A base da surrealpolitik, assim como a base do patriarcado, é fantasiosa. A sustentação de ambos não requer compromisso com a realidade. Pelo contrário: é absolutamente indispensável algum desligamento dela.

Mentiras e manipulação sobre quem vive realidades diferentes de qualquer que seja a narrativa de interesse do poder são excelentes modos de justificar sua aniquilação.

Se a narrativa é fantasiosa, é compreensível que mentiras e manipulação sejam fundamentais para sua manutenção. Existe uma lógica aí. É perversa, mas é uma lógica. Por exemplo, se a fantasia é que “lugar de mulher é no lar”, a mentira naturalizada é de que a culpa é dela se sofrer consequências de não estar no lar. Se a bruxa é maligna, fica justificado livrarmo-nos delas. Se o nazismo é de esquerda, tudo bem aniquilar esquerdistas.

O absurdo argumento de que nazismo é de esquerda é como a fantasiosa sugestão de que bruxas voam em vassouras: são proferidas como discurso oficial para efeitos de manipulação da realidade.

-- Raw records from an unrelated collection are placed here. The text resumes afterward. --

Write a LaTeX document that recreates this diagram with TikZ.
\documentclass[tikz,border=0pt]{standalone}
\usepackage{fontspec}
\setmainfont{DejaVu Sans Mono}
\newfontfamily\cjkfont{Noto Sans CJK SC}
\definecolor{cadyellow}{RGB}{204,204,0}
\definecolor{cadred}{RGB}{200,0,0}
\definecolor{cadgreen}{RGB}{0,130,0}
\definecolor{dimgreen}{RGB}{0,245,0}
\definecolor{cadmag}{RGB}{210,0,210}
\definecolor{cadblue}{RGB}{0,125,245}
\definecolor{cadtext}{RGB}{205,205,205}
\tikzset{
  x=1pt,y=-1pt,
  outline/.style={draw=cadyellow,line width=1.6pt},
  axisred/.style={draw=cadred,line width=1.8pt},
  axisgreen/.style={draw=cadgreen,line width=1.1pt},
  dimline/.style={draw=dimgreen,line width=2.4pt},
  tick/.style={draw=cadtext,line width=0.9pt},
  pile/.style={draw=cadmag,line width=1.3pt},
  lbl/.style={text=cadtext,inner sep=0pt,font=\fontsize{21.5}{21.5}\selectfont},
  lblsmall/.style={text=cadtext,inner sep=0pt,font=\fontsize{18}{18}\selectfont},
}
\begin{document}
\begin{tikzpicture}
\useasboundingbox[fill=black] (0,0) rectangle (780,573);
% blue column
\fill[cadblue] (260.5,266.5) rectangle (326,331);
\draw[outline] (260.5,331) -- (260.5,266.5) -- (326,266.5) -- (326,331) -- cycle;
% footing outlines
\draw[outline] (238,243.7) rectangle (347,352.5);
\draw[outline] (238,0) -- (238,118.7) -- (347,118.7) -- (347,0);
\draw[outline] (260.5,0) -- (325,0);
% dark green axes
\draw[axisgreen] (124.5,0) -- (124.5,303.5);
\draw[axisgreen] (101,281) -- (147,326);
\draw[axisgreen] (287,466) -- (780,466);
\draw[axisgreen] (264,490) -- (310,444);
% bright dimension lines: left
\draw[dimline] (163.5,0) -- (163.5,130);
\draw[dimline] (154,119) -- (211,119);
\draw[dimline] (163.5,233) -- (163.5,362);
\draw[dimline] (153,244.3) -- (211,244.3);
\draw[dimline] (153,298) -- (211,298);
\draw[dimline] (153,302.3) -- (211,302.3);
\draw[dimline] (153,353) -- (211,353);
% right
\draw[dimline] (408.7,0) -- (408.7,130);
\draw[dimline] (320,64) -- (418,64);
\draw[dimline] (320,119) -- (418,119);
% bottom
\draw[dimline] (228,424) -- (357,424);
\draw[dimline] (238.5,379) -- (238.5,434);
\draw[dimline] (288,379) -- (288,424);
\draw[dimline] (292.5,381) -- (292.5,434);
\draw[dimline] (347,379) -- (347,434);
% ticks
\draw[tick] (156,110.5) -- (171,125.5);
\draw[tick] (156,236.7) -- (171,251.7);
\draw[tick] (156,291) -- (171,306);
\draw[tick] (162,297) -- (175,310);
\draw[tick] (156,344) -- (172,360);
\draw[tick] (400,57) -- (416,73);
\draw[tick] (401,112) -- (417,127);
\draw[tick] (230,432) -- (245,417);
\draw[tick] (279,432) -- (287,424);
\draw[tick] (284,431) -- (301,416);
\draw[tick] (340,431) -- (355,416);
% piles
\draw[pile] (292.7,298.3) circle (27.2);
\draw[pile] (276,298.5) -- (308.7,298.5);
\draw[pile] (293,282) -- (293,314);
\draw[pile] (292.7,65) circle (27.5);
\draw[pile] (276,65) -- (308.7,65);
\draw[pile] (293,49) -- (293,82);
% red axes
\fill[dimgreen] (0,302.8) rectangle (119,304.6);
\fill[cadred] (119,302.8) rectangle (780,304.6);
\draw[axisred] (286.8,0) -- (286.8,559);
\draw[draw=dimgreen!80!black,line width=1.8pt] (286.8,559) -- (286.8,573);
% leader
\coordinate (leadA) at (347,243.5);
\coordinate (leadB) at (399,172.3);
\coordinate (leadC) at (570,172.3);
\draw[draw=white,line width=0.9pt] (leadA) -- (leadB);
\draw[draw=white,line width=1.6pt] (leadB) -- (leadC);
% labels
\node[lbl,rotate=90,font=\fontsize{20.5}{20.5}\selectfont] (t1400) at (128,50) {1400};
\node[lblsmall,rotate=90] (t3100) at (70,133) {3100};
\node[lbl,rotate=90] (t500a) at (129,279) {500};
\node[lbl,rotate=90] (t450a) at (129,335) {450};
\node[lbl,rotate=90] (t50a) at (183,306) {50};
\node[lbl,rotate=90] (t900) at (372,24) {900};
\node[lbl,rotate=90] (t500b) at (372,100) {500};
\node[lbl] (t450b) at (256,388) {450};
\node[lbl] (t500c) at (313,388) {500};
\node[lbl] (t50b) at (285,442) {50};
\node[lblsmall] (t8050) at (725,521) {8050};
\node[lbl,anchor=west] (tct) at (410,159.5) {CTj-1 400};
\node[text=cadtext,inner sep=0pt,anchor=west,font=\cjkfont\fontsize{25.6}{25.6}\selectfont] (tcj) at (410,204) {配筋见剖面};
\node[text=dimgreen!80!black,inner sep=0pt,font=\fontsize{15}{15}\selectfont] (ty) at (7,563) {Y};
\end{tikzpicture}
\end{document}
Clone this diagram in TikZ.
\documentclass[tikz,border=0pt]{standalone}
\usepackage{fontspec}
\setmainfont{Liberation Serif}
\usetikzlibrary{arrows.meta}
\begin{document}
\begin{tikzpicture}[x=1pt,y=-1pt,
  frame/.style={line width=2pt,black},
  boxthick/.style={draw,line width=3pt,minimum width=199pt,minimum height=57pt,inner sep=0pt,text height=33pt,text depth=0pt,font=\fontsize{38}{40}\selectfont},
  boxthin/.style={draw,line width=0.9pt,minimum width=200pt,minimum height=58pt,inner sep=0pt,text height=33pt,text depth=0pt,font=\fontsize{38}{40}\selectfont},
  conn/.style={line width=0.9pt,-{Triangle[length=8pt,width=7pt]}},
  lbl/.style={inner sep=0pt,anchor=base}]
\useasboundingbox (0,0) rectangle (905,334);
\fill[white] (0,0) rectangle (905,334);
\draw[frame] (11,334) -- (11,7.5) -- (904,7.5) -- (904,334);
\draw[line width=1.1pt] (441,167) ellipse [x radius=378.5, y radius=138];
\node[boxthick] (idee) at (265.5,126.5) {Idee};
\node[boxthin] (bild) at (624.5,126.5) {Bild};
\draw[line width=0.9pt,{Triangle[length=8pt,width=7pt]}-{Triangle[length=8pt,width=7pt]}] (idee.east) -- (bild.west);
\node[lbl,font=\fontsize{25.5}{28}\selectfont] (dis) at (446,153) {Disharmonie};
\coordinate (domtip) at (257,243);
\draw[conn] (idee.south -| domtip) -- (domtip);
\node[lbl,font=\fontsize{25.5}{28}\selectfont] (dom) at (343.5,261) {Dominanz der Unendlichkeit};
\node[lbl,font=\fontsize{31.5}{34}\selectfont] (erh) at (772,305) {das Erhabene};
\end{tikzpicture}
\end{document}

É surrealismo, e como o surrealismo tende a ser, é fabricado.

Na surrealpolitik, tanto ou mais do que disputar verdades sobre sentidos, é importante compreender os jogos onde o sentido é a própria essência da disputa. Alguns jogos não se jogam. Mais vale revelar seus tabuleiros, identificar seus players e interceptar suas regras injustas. Por enquanto eles venceram. Mas o sinal não está fechado para abrirmos o jogo.